As the National Arts Festival draws to a close, it is clear that there is no lack of choice on offer. In fact, there was too much choice. And that's a good thing. It says good things about our cultural state.
This year the programme extended to officially include Performance Art as a category, which proved to be one of the strongest and most well-received categories at the festival. One of the main themes that emerged revolved around looking back at our complex history and that of colonisation. Cradle of Humankind is artist Steven Cohen's first major performance piece at the festival. It is an intimate inter-disciplinary work that examines exploitation of our land and people in great depth. This is a particularly personal work for Cohen as he performs on stage with 90-year-old Nomsa Dhlamini, who was his nanny as a child and who helped raised him.
The other major hit of the festival, Exhibit A, is a work by performance art mastermind, Brett Bailey. As the title suggests, Exhibit A is a display that takes the audience through a series of human zoo installations. The works engage the viewer on some of the major atrocities of African colonisation. It is a powerful, disturbing work that has moved many festivalgoers to tears.
The France-South Africa Season 2012 and 2013 launched at the festival includes 70 French productions performed in South Africa for 2012. It works reciprocally so that South African works are performed in France in 2013.
Afternoon of a Foehn by the Non Nova Company emerged as the festival hit and a favourite of critics and festivalgoers. It is a simple yet highly imaginative work that transforms plastic bags propelled by fans magically into ballet dancers, set to the music of Debussy. Ster City, another excellent work from the French Season, is a collaborative effort featuring Nicholas Welch and Lindiwe Matshikiza. Named after a dilapidated cinema house in Johannesburg, the work unfolds in multi-media and various languages including French, Xhosa and Afrikaans, tracing the history of South Africa in an off-beat way.
Not to be overlooked is the Standard Bank Jazz Festival, which had an incredibly strong line-up of musicians this year. The festival has established itself as one of the most important in the country, in terms of being the melting pot of musicians from all over the country, but also because of the education of younger students.

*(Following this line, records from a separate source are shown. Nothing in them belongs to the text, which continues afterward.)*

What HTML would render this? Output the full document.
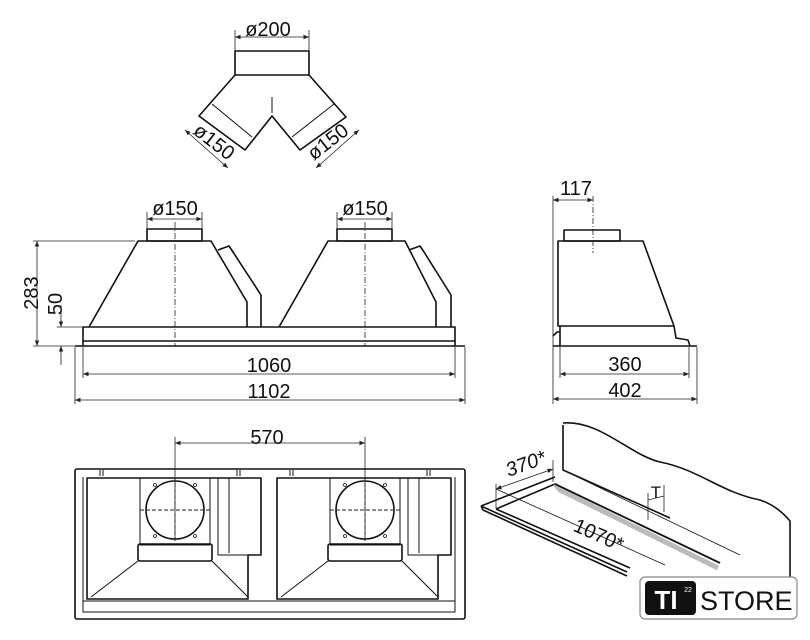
<!DOCTYPE html>
<html><head><meta charset="utf-8"><style>
html,body{margin:0;padding:0;background:#fff;}
svg{display:block;font-family:"Liberation Sans",sans-serif;}
</style></head><body>
<svg width="810" height="640" viewBox="0 0 810 640" xmlns="http://www.w3.org/2000/svg">
<defs>
<marker id="a" viewBox="0 0 10 10" refX="10" refY="5" markerWidth="7" markerHeight="7" orient="auto-start-reverse"><path d="M0,1 L10,5 L0,9 z" fill="#222"/></marker>
</defs>
<g fill="none" stroke="#111" stroke-width="1.6" stroke-linejoin="round">
<rect x="235" y="51" width="74" height="24"/>
<path d="M235,75 L199,116 L245,150 L272,116 L300,150 L346,117 L309,75"/>
<path d="M212,104 L252,137 M334,104 L292,137 M272,97 L272,113" stroke-width="1"/>
<rect x="147" y="229" width="55" height="12"/>
<path d="M89,327 L138,241 L211,241 L247,302 L247,327"/>
<path d="M218,250 L229,246 L233,252 L261,295 L261,327"/>
<path d="M279,327 L328,241 L405,241 L436,302 L436,327"/>
<path d="M409,250 L420,246 L424,252 L451,295 L451,327"/>
<rect x="337" y="229" width="55" height="12"/>
<rect x="83" y="327" width="372" height="14"/>
<path d="M75,346 L465,346 M83,341 L83,346 M455,341 L455,346"/>
<rect x="564" y="230" width="56" height="11"/>
<path d="M558,326 L558,241 L643,241 L674,326 Z"/>
<path d="M560,326 L560,346 M674,326 L676,338 L688,340 L690,346 M553,346 L697,346 M553,336 L557,332 L560,332"/>
<rect x="75" y="469" width="390" height="150" rx="2"/>
<path d="M83,477 L83,612 L455,612 L455,477 M83,601 L455,601" stroke-width="1"/>
<g id="u">
<path d="M87,478 L261,478 L261,555 L248,555 L248,599 L87,599 Z"/>
<rect x="140" y="478" width="70" height="67" stroke-width="1"/>
<circle cx="175" cy="510" r="29"/>
<rect x="138" y="544" width="74" height="17" rx="2"/>
<path d="M138,561 L91,597 M212,561 L248,597 M218,478 L218,555 L248,555 M229,478 L229,553" stroke-width="1"/>
<g fill="none" stroke-width="0.8"><circle cx="155" cy="485" r="1.5"/><circle cx="195" cy="485" r="1.5"/><circle cx="155" cy="536" r="1.5"/><circle cx="195" cy="536" r="1.5"/></g>
<path d="M100,470 L100,476 M103,470 L103,476 M237,470 L237,476 M240,470 L240,476" stroke-width="1"/>
</g>
<use href="#u" transform="translate(190,0)"/>
<path d="M563,423 C600,420 630,455 660,462 C700,470 720,492 760,500 C775,505 785,515 790,521 L790,600"/>
<path d="M563,425 L563,470 L670,518"/>
<path d="M481,506 L555,477 M481,506 L483,510 L627,576 M481,506 L627,572"/>
<path d="M496,509 L555,484 L720,563 M496,509 L630,568"/>
<path d="M555,484 L560,490 L718,568" stroke="#bbb" stroke-width="5"/>
<path d="M555,484 L720,563" stroke-width="1.6"/>
<path d="M563,470 L740,555 M496,489 L665,565" stroke-width="0.8"/>
</g>
<g stroke="#222" stroke-width="0.8" fill="none">
<path d="M235,37 L309,37" marker-start="url(#a)" marker-end="url(#a)"/>
<path d="M235,30 L235,51 M309,30 L309,51"/>
<path d="M185,130 L228,168" marker-start="url(#a)" marker-end="url(#a)"/>
<path d="M359,130 L316,168" marker-start="url(#a)" marker-end="url(#a)"/>
<path d="M147,219 L202,219" marker-start="url(#a)" marker-end="url(#a)"/>
<path d="M147,212 L147,229 M202,212 L202,229"/>
<path d="M337,219 L392,219" marker-start="url(#a)" marker-end="url(#a)"/>
<path d="M337,212 L337,229 M392,212 L392,229"/>
<path d="M175,222 L175,346 M365,222 L365,346 M593,196 L593,253" stroke-dasharray="6,2,1,2"/>
<path d="M37,241 L37,346" marker-start="url(#a)" marker-end="url(#a)"/>
<path d="M33,241 L135,241 M33,346 L75,346"/>
<path d="M61,327 L61,305 M61,346 L61,365"/>
<path d="M61,320 L61,327" marker-end="url(#a)"/>
<path d="M61,353 L61,346" marker-end="url(#a)"/>
<path d="M57,327 L83,327"/>
<path d="M83,374 L455,374" marker-start="url(#a)" marker-end="url(#a)"/>
<path d="M75,400 L465,400" marker-start="url(#a)" marker-end="url(#a)"/>
<path d="M83,347 L83,378 M455,347 L455,378 M75,347 L75,404 M465,347 L465,404"/>
<path d="M553,200 L593,200" marker-start="url(#a)" marker-end="url(#a)"/>
<path d="M553,196 L553,404 M560,347 L560,378 M689,347 L689,378 M697,347 L697,404"/>
<path d="M560,374 L689,374" marker-start="url(#a)" marker-end="url(#a)"/>
<path d="M553,399 L697,399" marker-start="url(#a)" marker-end="url(#a)"/>
<path d="M175,443 L365,443" marker-start="url(#a)" marker-end="url(#a)"/>
<path d="M175,437 L175,540 M365,437 L365,540"/>
<path d="M175,477 L175,543 M140,510 L210,510 M365,477 L365,543 M330,510 L400,510" stroke-dasharray="4,2" stroke-width="1"/>
<path d="M496,489 L553,469" marker-start="url(#a)" marker-end="url(#a)"/>
<path d="M496,484 L496,508 M553,460 L553,482"/>
<path d="M648,500 L664,496 M648,493 L648,520 M664,485 L664,512"/>
</g>
<g fill="#111" font-size="20" text-anchor="middle">
<text x="268" y="36">ø200</text>
<text transform="translate(210,147) rotate(38)">ø150</text>
<text transform="translate(332,147) rotate(-38)">ø150</text>
<text x="175" y="215">ø150</text>
<text x="365" y="215">ø150</text>
<text transform="translate(38,293) rotate(-90)">283</text>
<text transform="translate(62,304) rotate(-90)">50</text>
<text x="269" y="372">1060</text>
<text x="269" y="398">1102</text>
<text x="576" y="195">117</text>
<text x="625" y="371">360</text>
<text x="625" y="397">402</text>
<text x="267" y="444">570</text>
<text transform="translate(528,470) rotate(-20)" font-style="italic">370*</text>
<text transform="translate(596,541) rotate(24)">1070*</text>
<text x="656" y="498" font-size="17">T</text>
</g>
<rect x="640" y="577" width="157" height="42" rx="5" fill="#fff" stroke="#888" stroke-width="1.2"/>
<rect x="645" y="581" width="51" height="34" rx="4" fill="#111"/>
<text x="666" y="609" font-size="26" font-weight="bold" fill="#fff" text-anchor="middle">TI</text>
<text x="688" y="592" font-size="7" fill="#fff" text-anchor="middle">22</text>
<text x="700" y="610" font-size="27" fill="#111">STORE</text>
</svg>
</body></html>
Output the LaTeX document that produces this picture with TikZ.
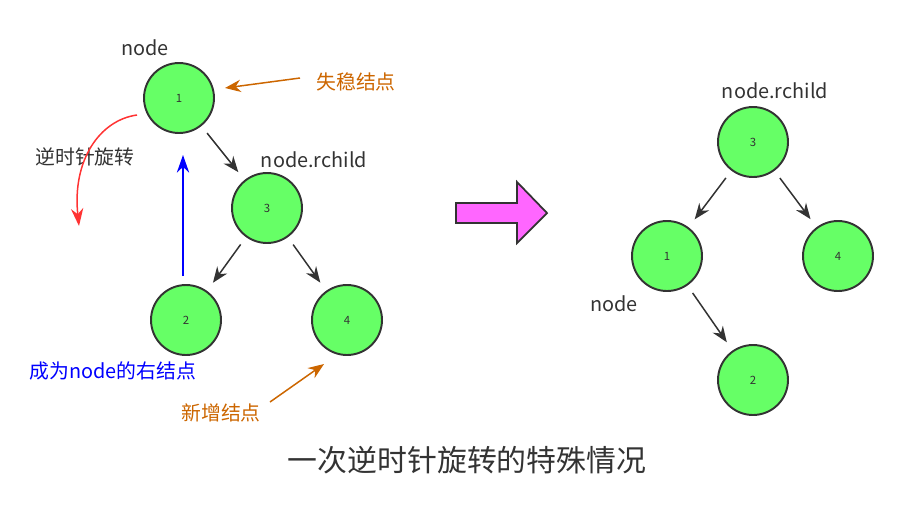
\documentclass[tikz,border=0pt]{standalone}
\usepackage{fontspec}
\setmainfont{Noto Sans CJK SC}
\usetikzlibrary{arrows.meta}
\definecolor{nodefill}{HTML}{66FF66}
\definecolor{darkline}{HTML}{333333}
\definecolor{noteorange}{HTML}{CC6600}
\definecolor{rotred}{HTML}{FF3333}
\definecolor{bigarrow}{HTML}{FF66FF}

\begin{document}
\begin{tikzpicture}[x=0.02cm, y=-0.02cm,
	treenode/.style={circle, draw=darkline, fill=nodefill, line width=1.1pt, minimum size=1.4cm, inner sep=0pt, text=darkline, font=\fontsize{6.5}{7}\selectfont},
	edge/.style={draw=darkline, line width=0.85pt, -{Stealth[length=9pt, width=7pt]}, shorten >=0.2cm, shorten <=0.18cm},
	note/.style={draw=noteorange, line width=0.85pt, -{Stealth[length=9pt, width=7pt]}},
	lbl/.style={text=darkline, font=\fontsize{11.3}{12}\selectfont, inner sep=0pt}]
	%%%%% START %%%%%
	\useasboundingbox (0, 0) rectangle (899, 525);

	% left tree
	\node[treenode] (l1) at (179, 98) {1};
	\node[treenode] (l3) at (267, 208) {3};
	\node[treenode] (l2) at (186, 320) {2};
	\node[treenode] (l4) at (347, 320) {4};
	\draw[edge] (l1) -- (l3);
	\draw[edge] (l3) -- (l2);
	\draw[edge] (l3) -- (l4);

	\node[lbl] (lnode) at (145, 48) {node};
	\node[lbl] (lrchild) at (314, 160) {node.rchild};

	% notes
	\node[lbl, text=noteorange] (unstable) at (356, 82) {失稳结点};
	\coordinate (unstabletail) at (300, 78);
	\draw[note] (unstabletail) -- (225, 88);

	\node[lbl, text=noteorange] (added) at (221, 413) {新增结点};
	\coordinate (addedtail) at (270, 402);
	\draw[note] (addedtail) -- (324, 364);

	\node[lbl, text=blue] (becomes) at (113, 371) {成为node的右结点};
	\coordinate (bluetail) at (183, 276);
	\coordinate (bluehead) at (183, 155);
	\draw[blue, line width=1.1pt, -{Stealth[length=10pt, width=7pt]}] (bluetail) -- (bluehead);

	\node[lbl] (rotate) at (85, 157) {逆时针旋转};
	\coordinate (rottail) at (137, 115);
	\coordinate (rothead) at (79, 226);
	\draw[rotred, line width=0.85pt, -{Stealth[length=10pt, width=7pt]}] (rottail) .. controls (100, 120) and (72, 160) .. (rothead);

	% big arrow
	\draw[darkline, fill=bigarrow, line width=1pt] (456, 203) -- (517, 203) -- (517, 182) -- (547, 213) -- (517, 243) -- (517, 223) -- (456, 223) -- cycle;

	% right tree
	\node[treenode] (r3) at (753, 142) {3};
	\node[treenode] (r1) at (667, 256) {1};
	\node[treenode] (r4) at (838, 256) {4};
	\node[treenode] (r2) at (753, 380) {2};
	\draw[edge] (r3) -- (r1);
	\draw[edge] (r3) -- (r4);
	\draw[edge] (r1) -- (r2);

	\node[lbl] (rrchild) at (775, 91) {node.rchild};
	\node[lbl] (rnode) at (614, 304) {node};

	% title
	\node[text=darkline, font=\fontsize{17}{18}\selectfont, inner sep=0pt] (title) at (467, 460) {一次逆时针旋转的特殊情况};
	%%%%% END %%%%%
\end{tikzpicture}
\end{document}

This year, the youth component of the festival celebrates its 20th anniversary. Festival director, teacher and musician, Alan Webster, who has been in charge for the last 12 years, remains modest during the festival and is only really seen behind the scenes. But Webster has been central to the growth of the festival, which in its first year had 42 students and three teachers. Now there are 390 students and 85 teachers.
Keep an eye out for any of these performances, plays and installations in your town. They should not be missed.